Reproduce all the lines exactly as they stand, apart from the pictures.
***
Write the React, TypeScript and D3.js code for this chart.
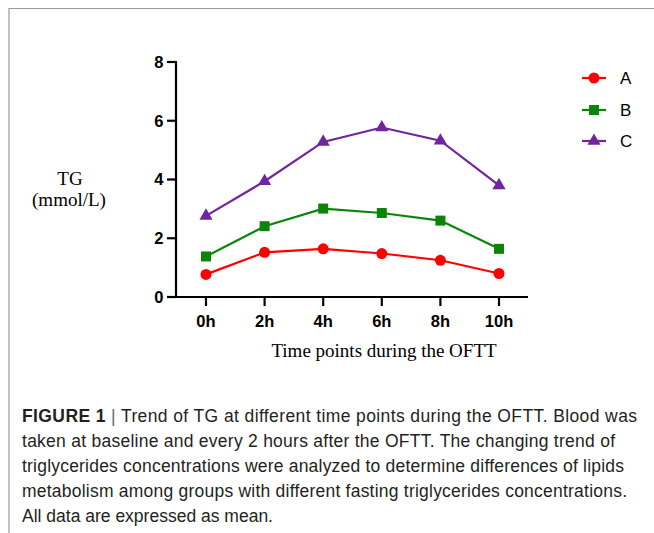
import { line, scaleLinear, scalePoint, symbol, symbolCircle, symbolSquare, symbolTriangle } from "d3";

const timePoints = ["0h", "2h", "4h", "6h", "8h", "10h"];
const yTicks = [0, 2, 4, 6, 8];

const groupA = [0.77, 1.52, 1.64, 1.48, 1.25, 0.8];
const groupB = [1.38, 2.41, 3.01, 2.86, 2.6, 1.64];
const groupC = [2.76, 3.94, 5.28, 5.77, 5.32, 3.8];

const seriesNames = ["A", "B", "C"];
const seriesColors = ["#ff0000", "#0a850a", "#7024a0"];

const captionLines = [
  "Trend of TG at different time points during the OFTT. Blood was",
  "taken at baseline and every 2 hours after the OFTT. The changing trend of",
  "triglycerides concentrations were analyzed to determine differences of lipids",
  "metabolism among groups with different fasting triglycerides concentrations.",
  "All data are expressed as mean.",
];
// measured line widths in the figure (last line left natural)
const captionWidths = [615, 593, 602, 605];

const W = 654;
const H = 533;

export default function App() {
  const x = scalePoint<string>().domain(timePoints).range([206, 499]);
  const y = scaleLinear().domain([0, 8]).range([297, 62]);
  const axisLeft = 176;
  const axisRight = 528;

  const series = [groupA, groupB, groupC];
  const shapes = [
    symbol(symbolCircle, 95)(),
    symbol(symbolSquare, 100)(),
    symbol(symbolTriangle, 75)(),
  ];
  const path = line<number>()
    .x((_, i) => x(timePoints[i]) as number)
    .y((d) => y(d));

  const legendY = [78, 110, 141];
  const sans = "'Liberation Sans', Arial, sans-serif";
  const serif = "'Liberation Serif', 'Times New Roman', serif";

  return (
    <div style={{ position: "absolute", left: 0, top: 0 }}>
      <svg width={W} height={H} style={{ display: "block", background: "#fff" }}>
        {/* frame */}
        <line x1={9} y1={8.5} x2={W} y2={8.5} stroke="#9a9a9a" strokeWidth={1.2} />
        <line x1={9} y1={8} x2={9} y2={H} stroke="#9a9a9a" strokeWidth={1.2} />

        {/* axes */}
        <g stroke="#000" strokeWidth={2.2} fill="none">
          <line x1={axisLeft} y1={y(8) - 1} x2={axisLeft} y2={y(0) + 1} />
          <line x1={axisLeft - 1} y1={y(0)} x2={axisRight} y2={y(0)} />
          {yTicks.map((t) => (
            <line key={t} x1={axisLeft - 9} x2={axisLeft} y1={y(t)} y2={y(t)} />
          ))}
          {timePoints.map((t) => (
            <line key={t} x1={x(t)} x2={x(t)} y1={y(0)} y2={y(0) + 9} />
          ))}
        </g>
        <g fontFamily={sans} fontWeight="bold" fontSize={16.5} fill="#000">
          {yTicks.map((t) => (
            <text key={t} x={163.5} y={y(t)} dy="0.36em" textAnchor="end">
              {t}
            </text>
          ))}
          {timePoints.map((t) => (
            <text key={t} x={x(t)} y={327} textAnchor="middle">
              {t}
            </text>
          ))}
        </g>

        {/* axis titles */}
        <g fontFamily={serif} fontSize={19} fill="#000" textAnchor="middle">
          <text x={70} y={185}>TG</text>
          <text x={69} y={206}>(mmol/L)</text>
          <text x={384} y={357}>Time points during the OFTT</text>
        </g>

        {/* series */}
        {series.map((vals, si) => (
          <g key={si}>
            <path d={path(vals) ?? ""} fill="none" stroke={seriesColors[si]} strokeWidth={2.2} />
            {vals.map((v, i) => (
              <path
                key={i}
                d={shapes[si] ?? ""}
                transform={`translate(${x(timePoints[i])},${y(v)})`}
                fill={seriesColors[si]}
              />
            ))}
          </g>
        ))}

        {/* legend */}
        {seriesNames.map((n, si) => (
          <g key={n}>
            <line x1={582} x2={606} y1={legendY[si]} y2={legendY[si]} stroke={seriesColors[si]} strokeWidth={2.2} />
            <path d={shapes[si] ?? ""} transform={`translate(594,${legendY[si]})`} fill={seriesColors[si]} />
            <text x={620} y={legendY[si]} dy="0.36em" fontFamily={sans} fontSize={17} fill="#000">
              {n}
            </text>
          </g>
        ))}

        {/* caption */}
        <g fontFamily={sans} fontSize={17.5} fill="#231f20">
          <text x={22} y={422} textLength={captionWidths[0]} lengthAdjust="spacing">
            <tspan fontWeight="bold">FIGURE 1</tspan>
            <tspan fill="#666"> | </tspan>
            <tspan>{captionLines[0]}</tspan>
          </text>
          {captionLines.slice(1).map((l, i) => (
            <text
              key={i}
              x={22}
              y={447 + i * 25}
              textLength={captionWidths[i + 1]}
              lengthAdjust="spacing"
            >
              {l}
            </text>
          ))}
        </g>
      </svg>
    </div>
  );
}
***
→ EXPECTED OUTPUT
Write the React, TypeScript and D3.js code for this chart.
import { line, scaleLinear, scalePoint, symbol, symbolCircle, symbolSquare, symbolTriangle } from "d3";

const timePoints = ["0h", "2h", "4h", "6h", "8h", "10h"];
const yTicks = [0, 2, 4, 6, 8];

const groupA = [0.77, 1.52, 1.64, 1.48, 1.25, 0.8];
const groupB = [1.38, 2.41, 3.01, 2.86, 2.6, 1.64];
const groupC = [2.76, 3.94, 5.28, 5.77, 5.32, 3.8];

const seriesNames = ["A", "B", "C"];
const seriesColors = ["#ff0000", "#0a850a", "#7024a0"];

const captionLines = [
  "Trend of TG at different time points during the OFTT. Blood was",
  "taken at baseline and every 2 hours after the OFTT. The changing trend of",
  "triglycerides concentrations were analyzed to determine differences of lipids",
  "metabolism among groups with different fasting triglycerides concentrations.",
  "All data are expressed as mean.",
];
// measured line widths in the figure (last line left natural)
const captionWidths = [615, 593, 602, 605];

const W = 654;
const H = 533;

export default function App() {
  const x = scalePoint<string>().domain(timePoints).range([206, 499]);
  const y = scaleLinear().domain([0, 8]).range([297, 62]);
  const axisLeft = 176;
  const axisRight = 528;

  const series = [groupA, groupB, groupC];
  const shapes = [
    symbol(symbolCircle, 95)(),
    symbol(symbolSquare, 100)(),
    symbol(symbolTriangle, 75)(),
  ];
  const path = line<number>()
    .x((_, i) => x(timePoints[i]) as number)
    .y((d) => y(d));

  const legendY = [78, 110, 141];
  const sans = "'Liberation Sans', Arial, sans-serif";
  const serif = "'Liberation Serif', 'Times New Roman', serif";

  return (
    <div style={{ position: "absolute", left: 0, top: 0 }}>
      <svg width={W} height={H} style={{ display: "block", background: "#fff" }}>
        {/* frame */}
        <line x1={9} y1={8.5} x2={W} y2={8.5} stroke="#9a9a9a" strokeWidth={1.2} />
        <line x1={9} y1={8} x2={9} y2={H} stroke="#9a9a9a" strokeWidth={1.2} />

        {/* axes */}
        <g stroke="#000" strokeWidth={2.2} fill="none">
          <line x1={axisLeft} y1={y(8) - 1} x2={axisLeft} y2={y(0) + 1} />
          <line x1={axisLeft - 1} y1={y(0)} x2={axisRight} y2={y(0)} />
          {yTicks.map((t) => (
            <line key={t} x1={axisLeft - 9} x2={axisLeft} y1={y(t)} y2={y(t)} />
          ))}
          {timePoints.map((t) => (
            <line key={t} x1={x(t)} x2={x(t)} y1={y(0)} y2={y(0) + 9} />
          ))}
        </g>
        <g fontFamily={sans} fontWeight="bold" fontSize={16.5} fill="#000">
          {yTicks.map((t) => (
            <text key={t} x={163.5} y={y(t)} dy="0.36em" textAnchor="end">
              {t}
            </text>
          ))}
          {timePoints.map((t) => (
            <text key={t} x={x(t)} y={327} textAnchor="middle">
              {t}
            </text>
          ))}
        </g>

        {/* axis titles */}
        <g fontFamily={serif} fontSize={19} fill="#000" textAnchor="middle">
          <text x={70} y={185}>TG</text>
          <text x={69} y={206}>(mmol/L)</text>
          <text x={384} y={357}>Time points during the OFTT</text>
        </g>

        {/* series */}
        {series.map((vals, si) => (
          <g key={si}>
            <path d={path(vals) ?? ""} fill="none" stroke={seriesColors[si]} strokeWidth={2.2} />
            {vals.map((v, i) => (
              <path
                key={i}
                d={shapes[si] ?? ""}
                transform={`translate(${x(timePoints[i])},${y(v)})`}
                fill={seriesColors[si]}
              />
            ))}
          </g>
        ))}

        {/* legend */}
        {seriesNames.map((n, si) => (
          <g key={n}>
            <line x1={582} x2={606} y1={legendY[si]} y2={legendY[si]} stroke={seriesColors[si]} strokeWidth={2.2} />
            <path d={shapes[si] ?? ""} transform={`translate(594,${legendY[si]})`} fill={seriesColors[si]} />
            <text x={620} y={legendY[si]} dy="0.36em" fontFamily={sans} fontSize={17} fill="#000">
              {n}
            </text>
          </g>
        ))}

        {/* caption */}
        <g fontFamily={sans} fontSize={17.5} fill="#231f20">
          <text x={22} y={422} textLength={captionWidths[0]} lengthAdjust="spacing">
            <tspan fontWeight="bold">FIGURE 1</tspan>
            <tspan fill="#666"> | </tspan>
            <tspan>{captionLines[0]}</tspan>
          </text>
          {captionLines.slice(1).map((l, i) => (
            <text
              key={i}
              x={22}
              y={447 + i * 25}
              textLength={captionWidths[i + 1]}
              lengthAdjust="spacing"
            >
              {l}
            </text>
          ))}
        </g>
      </svg>
    </div>
  );
}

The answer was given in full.